This post was originally made in 2011 and then revived in 2015.  I am bringing it back because, due to my steering arm mod failure I am working on it and one other design.  My plan was to use PBR calipers on my modified spindles but since that fell through I have resurrected this old project. 


Posted by Daze on April 11, 2011, 11:40 am I am thinking of putting Mustang PBR Calipers on Galaxie disc spindles for those of you not familiar with the PBR calipers they came on 99-04 Mustang GT and Cobra cars and are an aluminum body with dual pistons
Anyway I was already going to retrofit a set on to my Mustang and got to thinking they would be a fantastic upgrade for the Gal as well.  currently I have 78 LTD II disc brakes on my 62 and as has been discussed many times those are not always a good choice due to camber issues, any way I am parting out a 72 country squire on Wednesday and the disc brakes are one of the parts I will be taking.  I am think that with these spindles on the bench I should be able to design a way to mate the PBR calipers to the OEM spindles.  More to come as I know more.
 
Posted by Daze on April 16, 2011, 9:34 pm this project is getting closer mocked things up on Thursday and the bracket should be easy.The OEM brakes are a simple enough design but the calipers seam to be a little lacking.   
 The PBR caliper bracket just bairley fits between the steering arm and the uright
Should be sharp looking from the front.
 had the used rotors that came on the spindles turned today and they are almost thin enough to fit inside the PBR calipers.  the PBR rotors start out 1.03" and the country squire rotors were turned down to 1.06" so I think I can over come the .03" by shaving the pads just a touch.
 
Posted by Daze on April 22, 2011, 7:50 pm got the bracket part way done I started by using a piece of 16 gage steel to serve as a spacer between the caliper bracket and the rotor.
 I then used 1/4" X 1.5" X 1.5" angle iron to make the main brackets. 
 The caliper is mounted solidly enough but I still don't like the fact that the 9/16" bolt had to be threaded through the side of the spindle in to to the 1/4" steel of the upper angle iron bracket (there wasn't enough room for a nut or a bolt head)  so I am going to utilize the OEM hole in the spindles and weld a 1/8" plate to the upper bracket and thread the hole in the spindle.  I normally don't like using welds on a bracket like this, but since it is a redundancy to reinforce the threaded bracket I think it will be fine.  Also I don't like the fact that the brackets are two individual pieces so I plan on welding a piece of 1/8" X 1" steel between the two piece of angle iron.  This should help tie everything together and once again simply act as a reinforcement to an already solid system.  thoughts??
 
Posted by jeff hann on April 24, 2011, 12:35 pm, Interesting..... I have those brakes on my '66. They work fine for me, and a little grinding solved the camber issue.
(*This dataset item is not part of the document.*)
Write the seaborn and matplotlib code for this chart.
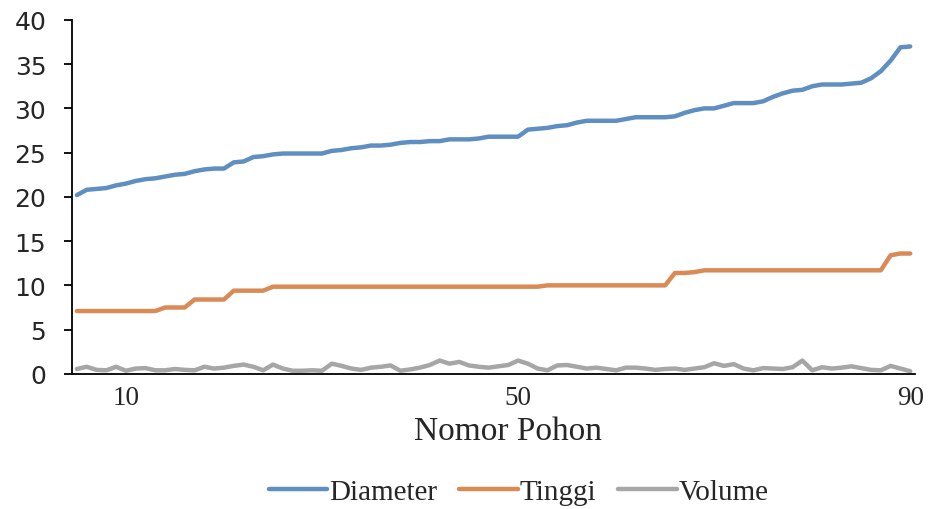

Let us know how you like the newer calipers. I might try 'em out too. Thanks for the pics.
 
Posted by JEM on April 24, 2011, 9:03 pm I started putting PBRs on my '64 with '72 spindles...the earlier pad-guided PBRs from an early '90s Z51/ZR1 'Vette. Then I gave up on that and bought a set of Porsche 996 TT calipers. Then I put that on hold because I had to change wheels and the rotors I'd planned on using (Mercedes ML55) wouldn't have enough hat depth to let the calipers clear the new wheels. Now I've pretty much decided to see if I can make a set of Porsche Cayenne calipers and 14in rotors fit, but those calipers are about the size of the Graf Zeppelin and I'm a bit worried about upper control arm clearance. I thought I had a set of Cayenne ZR18 calipers, but the seller suddenly realized he had two rights and no lefts. More as it develops...
 
Posted by Daze on April 25, 2011, 8:38 pm, Getting closer after making some revisions After my original post about my bracketry to attach PBR brackets to some Galaxie spindles I new several things had to be changed. 1. 1/4" angle iron was a little on the thin side2. the two brackets needed to be tied together.3. I needed a second mount on the upper bracket besides where I had threaded the 1/4" angle iron No matter how I sliced it there were there was only room for 1/4" angle at the top mount, but  I think I came up with a solution for all the issues. First I drilled and tapped the body of the spindle so there was a second mount for the upper bracket not just the one through the side of the upright.  Then I took a piece of 1/4" plate and cut it to fit inside the angle iron and doubled the thickness. here is the set up with just the 1/4" angle iron and the new mounting location.
 and here it is with the additional 1/4" plate



by doubling the material I now have a thickness of 1/2"  I realize it will not be as strong as if it was a 1 piece bracket rather than a 3 piece, but it should be comparable to a 3/8" thick bracket. I still need to make some aesthetic changes, but I think I am on the right track. thoughts??

 

Posted by JEM on April 26, 2011, 9:56 am[color=#262626] 
Two thoughts... 1) Frankly, I don't particularly like 1/4in thick brackets but there's lots of kits out there that use them, in this application it's so small that it probably wouldn't have been a problem. 2) Why not just cut it from 3/8in plate, notch it and weld in a nut at the top? If you could get the plate drawn up in Autocad or Solidworks you could have them CNC laser or waterjet cut then the fabrication process would be (a) grab a plate (b) drum-sand the edge for cleanup if you really wanted to (c) weld in the nut and you're done. 3) You are leaving enough clearance between the bracket and the caliper body to accommodate its movement during use, right?
 
Posted by Daze on April 26, 2011, 12:26 pm, appreciate the input I agree on the 1/4" material and that is why I used angle on both and am doubling up the material with the the connecting plat.  Once I weld all three together I should have a nice thick solid bracket.  As to welding the nut, its a good idea but as a mater of personal preference I don't like welds at connection points where the part will see 10s of 1000s of cycles.  welds can be a little more brittle than the actual steel and can fatigue over time.  its a little different where I am welding the angle to the plate as the welds are a redundancy.  thanks again for your input.
 

 

April 19, 2017 7:14 pm  #2


Re: disc brakes on stock(ish) spindles

What I don't like about the above setup is having to turn the rotors down to minimum thickness AND having to slightly shave the pads.  This setup is my fall back position if plan A doesn't work.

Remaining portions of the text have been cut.